PROBLEM DESCRIPTION: Beginning with the first line of the data below, extract each line up to and including the one containing "import * as". Copy them exactly and add nothing.

▬▬▬

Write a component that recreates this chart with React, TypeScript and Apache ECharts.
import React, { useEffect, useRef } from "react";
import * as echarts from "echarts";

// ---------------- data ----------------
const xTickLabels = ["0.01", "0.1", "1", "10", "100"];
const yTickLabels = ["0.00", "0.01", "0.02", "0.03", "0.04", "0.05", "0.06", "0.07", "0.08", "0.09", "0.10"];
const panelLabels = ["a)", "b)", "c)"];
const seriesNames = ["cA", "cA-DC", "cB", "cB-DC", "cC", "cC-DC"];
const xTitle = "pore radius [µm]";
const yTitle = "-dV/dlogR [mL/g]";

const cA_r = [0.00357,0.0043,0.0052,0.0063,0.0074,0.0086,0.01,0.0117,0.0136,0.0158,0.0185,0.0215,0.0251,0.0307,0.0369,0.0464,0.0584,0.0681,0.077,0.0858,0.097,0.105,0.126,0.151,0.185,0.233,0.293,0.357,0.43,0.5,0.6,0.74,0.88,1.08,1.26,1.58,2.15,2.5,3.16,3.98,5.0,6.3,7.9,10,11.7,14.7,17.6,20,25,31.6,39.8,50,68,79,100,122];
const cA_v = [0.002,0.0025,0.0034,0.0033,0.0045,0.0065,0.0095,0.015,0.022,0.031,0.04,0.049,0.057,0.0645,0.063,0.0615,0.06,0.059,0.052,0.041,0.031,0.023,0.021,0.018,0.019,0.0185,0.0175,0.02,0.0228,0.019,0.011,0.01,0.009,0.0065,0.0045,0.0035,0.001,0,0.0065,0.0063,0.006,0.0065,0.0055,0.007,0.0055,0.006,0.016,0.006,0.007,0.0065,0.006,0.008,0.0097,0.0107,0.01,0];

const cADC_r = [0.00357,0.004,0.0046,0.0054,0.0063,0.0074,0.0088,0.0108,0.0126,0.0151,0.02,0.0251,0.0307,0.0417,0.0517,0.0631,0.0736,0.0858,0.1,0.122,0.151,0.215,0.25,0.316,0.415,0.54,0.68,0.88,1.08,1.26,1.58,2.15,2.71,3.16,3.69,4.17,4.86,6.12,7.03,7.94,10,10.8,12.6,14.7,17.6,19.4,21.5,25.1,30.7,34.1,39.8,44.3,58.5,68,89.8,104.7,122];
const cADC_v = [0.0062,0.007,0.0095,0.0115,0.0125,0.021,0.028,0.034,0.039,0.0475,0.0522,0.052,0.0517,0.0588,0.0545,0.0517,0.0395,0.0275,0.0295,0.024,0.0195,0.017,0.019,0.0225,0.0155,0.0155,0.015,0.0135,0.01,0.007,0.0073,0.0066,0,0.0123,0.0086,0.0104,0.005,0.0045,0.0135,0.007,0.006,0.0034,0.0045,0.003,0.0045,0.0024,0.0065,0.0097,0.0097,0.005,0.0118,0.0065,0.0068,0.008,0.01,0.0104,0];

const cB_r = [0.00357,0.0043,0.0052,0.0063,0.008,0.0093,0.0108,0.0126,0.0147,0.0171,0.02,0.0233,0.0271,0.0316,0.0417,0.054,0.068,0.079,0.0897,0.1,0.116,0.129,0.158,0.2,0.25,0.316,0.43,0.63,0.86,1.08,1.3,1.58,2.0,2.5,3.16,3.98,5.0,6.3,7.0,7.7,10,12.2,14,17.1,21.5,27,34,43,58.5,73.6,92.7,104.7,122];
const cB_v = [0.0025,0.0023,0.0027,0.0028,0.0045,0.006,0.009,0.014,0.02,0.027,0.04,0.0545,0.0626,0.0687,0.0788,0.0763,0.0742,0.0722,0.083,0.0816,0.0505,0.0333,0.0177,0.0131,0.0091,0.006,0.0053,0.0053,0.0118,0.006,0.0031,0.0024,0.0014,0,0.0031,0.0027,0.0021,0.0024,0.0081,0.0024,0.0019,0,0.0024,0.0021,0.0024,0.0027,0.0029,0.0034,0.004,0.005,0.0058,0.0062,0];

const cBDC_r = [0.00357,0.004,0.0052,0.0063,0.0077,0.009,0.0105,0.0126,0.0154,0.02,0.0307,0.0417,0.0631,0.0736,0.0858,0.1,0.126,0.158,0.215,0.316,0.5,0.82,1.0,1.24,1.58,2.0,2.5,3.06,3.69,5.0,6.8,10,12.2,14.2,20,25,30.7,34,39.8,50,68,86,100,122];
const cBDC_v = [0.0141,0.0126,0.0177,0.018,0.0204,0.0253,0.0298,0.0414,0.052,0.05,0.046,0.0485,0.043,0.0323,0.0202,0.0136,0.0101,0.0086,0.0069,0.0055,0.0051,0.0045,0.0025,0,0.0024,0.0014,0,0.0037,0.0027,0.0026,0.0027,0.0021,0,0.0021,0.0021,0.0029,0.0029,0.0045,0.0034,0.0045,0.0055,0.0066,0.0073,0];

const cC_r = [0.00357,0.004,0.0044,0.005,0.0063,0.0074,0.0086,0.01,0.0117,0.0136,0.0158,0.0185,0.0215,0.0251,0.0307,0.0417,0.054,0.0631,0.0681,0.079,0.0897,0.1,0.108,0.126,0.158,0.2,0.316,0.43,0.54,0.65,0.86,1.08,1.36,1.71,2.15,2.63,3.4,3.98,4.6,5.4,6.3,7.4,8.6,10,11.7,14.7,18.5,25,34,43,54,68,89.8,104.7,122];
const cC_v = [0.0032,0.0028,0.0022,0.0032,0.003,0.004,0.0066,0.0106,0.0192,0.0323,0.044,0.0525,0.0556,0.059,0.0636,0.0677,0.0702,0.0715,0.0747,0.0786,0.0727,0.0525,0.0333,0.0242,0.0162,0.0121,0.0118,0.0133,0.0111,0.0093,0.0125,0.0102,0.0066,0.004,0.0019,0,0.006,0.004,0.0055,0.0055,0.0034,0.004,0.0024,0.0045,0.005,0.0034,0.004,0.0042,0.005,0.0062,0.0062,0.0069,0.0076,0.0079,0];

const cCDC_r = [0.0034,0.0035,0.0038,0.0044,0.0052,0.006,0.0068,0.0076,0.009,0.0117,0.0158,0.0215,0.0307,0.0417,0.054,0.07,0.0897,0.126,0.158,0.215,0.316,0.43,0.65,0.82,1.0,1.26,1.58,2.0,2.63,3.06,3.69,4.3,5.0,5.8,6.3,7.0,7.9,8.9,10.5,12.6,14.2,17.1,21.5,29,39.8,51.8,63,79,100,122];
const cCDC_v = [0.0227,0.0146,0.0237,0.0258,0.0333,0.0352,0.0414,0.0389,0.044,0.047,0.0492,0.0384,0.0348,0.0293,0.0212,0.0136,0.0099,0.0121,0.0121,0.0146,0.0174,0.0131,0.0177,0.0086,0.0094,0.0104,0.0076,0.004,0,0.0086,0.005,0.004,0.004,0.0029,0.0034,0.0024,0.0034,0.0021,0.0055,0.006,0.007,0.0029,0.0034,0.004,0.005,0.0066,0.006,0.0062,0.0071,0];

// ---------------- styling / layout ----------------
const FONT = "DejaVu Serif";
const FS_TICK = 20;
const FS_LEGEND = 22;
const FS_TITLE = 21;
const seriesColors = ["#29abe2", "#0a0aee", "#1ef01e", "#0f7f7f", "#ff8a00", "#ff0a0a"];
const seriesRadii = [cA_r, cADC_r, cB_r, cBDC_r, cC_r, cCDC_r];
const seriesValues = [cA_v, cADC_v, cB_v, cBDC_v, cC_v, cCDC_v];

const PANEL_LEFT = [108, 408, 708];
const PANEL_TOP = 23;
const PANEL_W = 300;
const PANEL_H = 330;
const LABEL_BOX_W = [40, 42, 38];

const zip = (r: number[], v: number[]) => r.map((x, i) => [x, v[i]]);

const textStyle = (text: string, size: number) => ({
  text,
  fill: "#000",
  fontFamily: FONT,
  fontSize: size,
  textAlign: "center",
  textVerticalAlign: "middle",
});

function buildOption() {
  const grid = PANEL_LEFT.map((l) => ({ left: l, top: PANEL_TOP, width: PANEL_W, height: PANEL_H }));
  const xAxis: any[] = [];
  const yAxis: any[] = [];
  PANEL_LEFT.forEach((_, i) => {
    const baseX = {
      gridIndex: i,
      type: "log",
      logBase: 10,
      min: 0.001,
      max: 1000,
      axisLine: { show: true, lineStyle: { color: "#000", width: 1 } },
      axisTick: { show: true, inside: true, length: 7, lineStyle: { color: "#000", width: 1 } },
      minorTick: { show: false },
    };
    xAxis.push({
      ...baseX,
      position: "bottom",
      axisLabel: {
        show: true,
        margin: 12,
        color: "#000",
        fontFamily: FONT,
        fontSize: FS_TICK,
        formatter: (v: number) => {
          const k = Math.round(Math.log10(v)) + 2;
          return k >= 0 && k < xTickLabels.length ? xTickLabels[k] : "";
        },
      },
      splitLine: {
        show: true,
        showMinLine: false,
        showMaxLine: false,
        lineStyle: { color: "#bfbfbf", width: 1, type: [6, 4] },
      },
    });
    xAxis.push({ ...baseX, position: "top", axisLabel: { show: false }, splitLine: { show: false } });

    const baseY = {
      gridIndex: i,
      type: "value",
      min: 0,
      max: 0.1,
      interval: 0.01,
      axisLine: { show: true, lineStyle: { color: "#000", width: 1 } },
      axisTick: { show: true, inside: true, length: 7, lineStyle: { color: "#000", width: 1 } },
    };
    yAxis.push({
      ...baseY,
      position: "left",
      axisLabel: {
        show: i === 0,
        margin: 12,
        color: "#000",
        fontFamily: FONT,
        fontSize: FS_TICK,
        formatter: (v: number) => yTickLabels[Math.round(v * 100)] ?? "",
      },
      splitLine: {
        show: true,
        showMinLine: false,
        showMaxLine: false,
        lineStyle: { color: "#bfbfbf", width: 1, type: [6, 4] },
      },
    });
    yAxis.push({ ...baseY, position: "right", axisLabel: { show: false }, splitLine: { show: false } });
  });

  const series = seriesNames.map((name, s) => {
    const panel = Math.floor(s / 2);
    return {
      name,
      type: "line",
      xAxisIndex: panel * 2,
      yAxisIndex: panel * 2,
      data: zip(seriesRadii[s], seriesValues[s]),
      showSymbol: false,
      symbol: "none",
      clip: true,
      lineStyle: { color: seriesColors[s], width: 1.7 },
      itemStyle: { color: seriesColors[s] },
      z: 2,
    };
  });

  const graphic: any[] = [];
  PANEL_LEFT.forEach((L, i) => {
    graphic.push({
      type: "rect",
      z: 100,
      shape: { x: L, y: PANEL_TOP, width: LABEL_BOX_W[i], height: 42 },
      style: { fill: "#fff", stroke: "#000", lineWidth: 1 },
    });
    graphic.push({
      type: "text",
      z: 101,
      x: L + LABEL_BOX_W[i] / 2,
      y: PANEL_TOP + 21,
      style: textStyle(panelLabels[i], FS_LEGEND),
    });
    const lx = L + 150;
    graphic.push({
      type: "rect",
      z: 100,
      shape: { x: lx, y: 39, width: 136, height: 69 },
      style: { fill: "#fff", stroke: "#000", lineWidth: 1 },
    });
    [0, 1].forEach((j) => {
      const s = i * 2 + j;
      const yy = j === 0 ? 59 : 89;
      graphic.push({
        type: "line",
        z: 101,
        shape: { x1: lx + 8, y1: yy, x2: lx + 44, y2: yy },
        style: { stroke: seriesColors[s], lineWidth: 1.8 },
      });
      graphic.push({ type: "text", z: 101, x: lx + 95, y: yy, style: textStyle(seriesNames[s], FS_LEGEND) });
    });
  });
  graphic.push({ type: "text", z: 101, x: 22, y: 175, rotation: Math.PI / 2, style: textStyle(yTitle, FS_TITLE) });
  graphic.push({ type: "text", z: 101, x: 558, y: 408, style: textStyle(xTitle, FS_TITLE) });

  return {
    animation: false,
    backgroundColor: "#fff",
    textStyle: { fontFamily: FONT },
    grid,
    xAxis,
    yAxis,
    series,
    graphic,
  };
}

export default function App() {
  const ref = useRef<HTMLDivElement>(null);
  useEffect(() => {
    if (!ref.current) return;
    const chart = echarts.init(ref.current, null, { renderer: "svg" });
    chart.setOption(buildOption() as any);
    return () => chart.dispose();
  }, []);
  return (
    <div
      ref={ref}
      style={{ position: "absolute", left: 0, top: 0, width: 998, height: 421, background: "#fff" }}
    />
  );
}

▬▬▬

SOLUTION FOR THIS TASK:
Write a component that recreates this chart with React, TypeScript and Apache ECharts.
import React, { useEffect, useRef } from "react";
import * as echarts from "echarts";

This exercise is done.